Gente que sonríe mientras la jungla avanza devorando las carreteras y los volcanes humean amenazantes y los terremotos sacuden a los dormidos hoy aquí y mañana allí, derribando templos que habían esperado a los dioses durante milenios sin que nunca recibieran su visita.
Y sobre esas piedras secas, sobre esa fina capa de arena blanca, cuando no te das cuenta, renace el milagro y brota la selva que se devora a sí misma: en el ciclo continuo de creación, destrucción, renovación, que justifica a Brahma, Shiva y Vishnu que nacen de los ojos de las gentes que observaron pacientes la caída de las hojas sobre el suelo viviente de la selva. Donde las filas de termitas, que golosamente comen los orangutanes, digieren los árboles que caen para alimentar a los que nacer en busca del sol que esconde la maleza.
Y los hombres, que esperan el nuevo tsunami, levantan casas efímeras fáciles de montar y desmontar, entre las gallinas, patos, cerdos, búfalos, perros, gatos y chiquillos que se persiguen los unos a los otros, entre la abundancia de plantas preciosas que rodean las terrazas de los arrozales que huelen a canela, a clavo, a papaya, a madura banana. Y si no fuera porque no hay calles que recorrer, ni agua corriente, ni paz perenne me quedaría varado en las arenas blancas delante de los arrecifes aprendiendo a esperar con su tranquilidad la muerte. Devastando paciente la madera donde esculpir el tau-tau donde morara mi alma eternamente.

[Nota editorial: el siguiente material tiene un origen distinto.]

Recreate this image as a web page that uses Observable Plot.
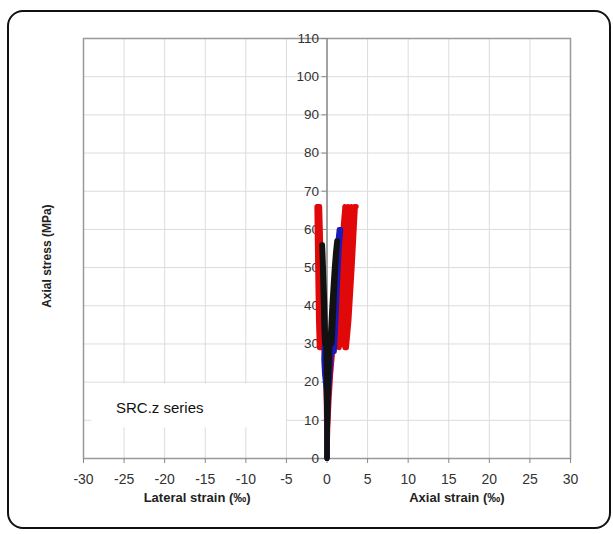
<!DOCTYPE html>
<html>
<head>
<meta charset="utf-8">
<script src="https://cdn.jsdelivr.net/npm/d3@7"></script>
<script src="https://cdn.jsdelivr.net/npm/@observablehq/plot@0.6"></script>
<style>
  html, body { margin: 0; padding: 0; background: #fff; }
  #wrap { position: relative; width: 613px; height: 534px; overflow: hidden; }
  #frame { position: absolute; left: 7px; top: 10px; width: 600px; height: 515px;
           border: 2px solid #111; border-radius: 16px; pointer-events: none; }
  #chart { position: absolute; left: 0; top: 0; }
</style>
</head>
<body>
<div id="wrap"><div id="chart"></div><div id="frame"></div></div>
<script>
// ---- data (strain in ‰, stress in MPa) ----
const xTicks = [-30, -25, -20, -15, -10, -5, 0, 5, 10, 15, 20, 25, 30];
const yTicks = [0, 10, 20, 30, 40, 50, 60, 70, 80, 90, 100, 110];

const redLateral = [[0,0],[-0.05,8],[-0.1,15],[-0.2,22],[-0.35,28],[-0.5,36],[-0.65,46],[-0.8,56],[-0.9,66],[-0.8,58],[-0.7,46],[-0.6,36],[-0.55,29],[-0.65,30],[-0.75,40],[-0.85,52],[-1.0,66],[-0.9,56],[-0.8,44],[-0.7,33],[-0.7,29],[-0.8,32],[-0.9,44],[-1.0,56],[-1.1,66],[-1.0,55],[-0.9,42],[-0.85,30],[-0.9,29],[-1.0,38],[-1.1,52],[-1.2,66],[-1.1,54],[-1.0,40],[-0.95,29],[-1.05,36],[-1.15,50],[-1.25,66]];
const redAxial = [[0,0],[0.1,8],[0.25,15],[0.45,22],[0.7,28],[1.0,36],[1.4,46],[1.8,56],[2.2,66],[2.0,58],[1.6,46],[1.2,34],[1.0,29],[1.3,30],[1.7,40],[2.1,52],[2.6,66],[2.4,56],[2.0,44],[1.6,33],[1.5,29],[1.8,32],[2.2,44],[2.6,56],[3.0,66],[2.8,55],[2.4,42],[2.1,30],[2.2,29],[2.6,38],[3.0,52],[3.4,66],[3.2,56],[2.8,44],[2.5,33],[2.4,29],[2.7,36],[3.1,50],[3.5,66],[3.6,66]];
const blueLateral = [[0,0],[-0.02,10],[-0.1,18],[-0.3,22],[-0.4,26],[-0.3,30],[-0.4,38],[-0.45,45]];
const blueAxial = [[0,0],[0.05,8],[0.15,15],[0.3,20],[0.45,25],[0.6,30],[0.8,38],[1.0,45],[1.2,52],[1.4,58],[1.5,60],[1.3,52],[1.0,40],[0.8,30],[0.9,28],[1.1,36],[1.3,46],[1.5,55],[1.7,60]];
const blackLateral = [[0,0],[-0.02,6],[-0.04,12],[-0.06,18],[-0.1,24],[-0.15,30],[-0.22,36],[-0.3,42],[-0.4,48],[-0.5,54],[-0.55,56],[-0.45,48],[-0.35,38],[-0.3,30],[-0.4,36],[-0.5,45],[-0.6,53],[-0.65,56]];
const blackAxial = [[0,0],[0.03,4],[0.06,8],[0.1,12],[0.15,16],[0.2,20],[0.28,25],[0.36,30],[0.48,35],[0.6,40],[0.75,45],[0.9,50],[1.05,54],[1.2,57],[1.0,50],[0.8,42],[0.65,35],[0.6,30],[0.7,33],[0.85,40],[1.0,47],[1.15,53],[1.3,57]];

const seriesList = [
  {name: "red", color: "#e00808", curves: [redLateral, redAxial]},
  {name: "blue", color: "#1a1ab8", curves: [blueLateral, blueAxial]},
  {name: "black", color: "#111111", curves: [blackLateral, blackAxial]}
];
const xLabels = [{x: -16, text: "Lateral strain (‰)"}, {x: 16, text: "Axial strain (‰)"}];
const yLabel = "Axial stress (MPa)";
const seriesLabel = "SRC.z series";

const font = "Liberation Sans, Arial, sans-serif";
const lineMarks = [];
for (const s of seriesList) {
  for (const c of s.curves) {
    lineMarks.push(Plot.line(c, {x: d => d[0], y: d => d[1], stroke: s.color, strokeWidth: 5, strokeLinejoin: "round", curve: "linear"}));
  }
}

const chart = Plot.plot({
  width: 613,
  height: 534,
  marginLeft: 83,
  marginRight: 43,
  marginTop: 38,
  marginBottom: 76,
  style: {fontFamily: font, fontSize: "13px", background: "transparent"},
  x: {type: "linear", domain: [-30, 30], axis: null},
  y: {type: "linear", domain: [0, 110], axis: null},
  marks: [
    Plot.gridX(xTicks, {stroke: "#dcdcdc", strokeOpacity: 1}),
    Plot.gridY(yTicks, {stroke: "#dcdcdc", strokeOpacity: 1}),
    Plot.rect([0], {x1: -29, x2: -5, y1: 8, y2: 19.5, fill: "white"}),
    Plot.text([seriesLabel], {x: -26, y: 13.3, text: d => d, textAnchor: "start", fontSize: 15, fill: "#111"}),
    Plot.frame({stroke: "#999", strokeWidth: 1.5}),
    Plot.ruleX([0], {stroke: "#888", strokeWidth: 1.5}),
    Plot.ruleY(yTicks, {y: d => d, x1: 0, x2: 0, insetLeft: -5, stroke: "#888"}),
    Plot.text(yTicks, {x: 0, y: d => d, text: d => String(d), dx: -8, textAnchor: "end", fontSize: 13.5, fill: "#333"}),
    Plot.ruleX(xTicks, {x: d => d, y1: 0, y2: 0, insetBottom: -5, stroke: "#888"}),
    Plot.text(xTicks, {x: d => d, y: 0, text: d => String(d), dy: 21, fontSize: 14, fill: "#333"}),
    ...lineMarks,
    Plot.text(xLabels, {x: "x", y: 0, text: "text", dy: 39, fontSize: 13, fontWeight: "bold", fill: "#222"}),
    Plot.text([yLabel], {frameAnchor: "left", y: 53, text: d => d, dx: -36, rotate: -90, textAnchor: "middle", fontSize: 12, fontWeight: "bold", fill: "#222"})
  ]
});
document.getElementById("chart").appendChild(chart);
</script>
</body>
</html>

martes, 1 de septiembre de 2009

La velocidad nos detiene

"La velocidad nos detiene" Arranco de una pared esta frase... y me la llevo puesta, calzada o, más bien, pegada al cuerpo como lluvia que va calándome hasta los huesos.
Masco pausadamente su significado y el caramelo endulza mi paladar.
Dulce, como su engaño: Si me detengo, avanzo. Si paro, me contemplo, me conozco, me reconozco. Si me paro, averiguo qué quiero. ¿Qué quiero? Si me demoro, si me ralentizo, me vuelvo humano, me eleVO.
Apuro ávidamente la raspa de su significado y el caramelo tiene un regusto amargo.
Todo lo anunciado es mentira. Si sigo lamiendo la frase, después de desgastar su dulzura, llego a su centro amargo, a su esencia áspera. Si me detengo, pierdo mi velocidad de crucero, renunció a la inercia acumulada y como Ícaro, mal dotado para el vuelo, caigo y me estrello dentro del pánico que tengo de enfrentarme a mi mismo y no ser nada. Nada, desnudo de mis medallas, de vuestros aplausos, de tus palmadas en mi espalda. Estar vacío, no ser nada.
Y ahora que llega imparable la vuelta a la rutina, septiembre y el nuevo curso, recuerdo porque admiro a los trotamundos que arrastran su existencia sin hacer nada, ajenos al mundanal ruido y al éxito social. Ajenos.
Y ante el dilema de elegir entre la velocidad y la calma, ante la incertidumbre que genera una posible renuncia, me consuelo con el recuerdo del ritmo de mi respiración en el agua, mientras nado. Nada: un ritmo propio, que tarda en encontrarse, pero que con el tiempo se automatiza. Ni rápido, ni lento. Lo justo para garantizar el movimiento, para alargarlo lo suficiente, para volverlo constante, paciente e incansable. Lo suficiente para atreverme con la distancia que me separa de la mutable raya del horizonte. Lo suficiente para creer en la posibilidad de una isla, divisar un puerto y ancorar. Lo suficiente para creerme.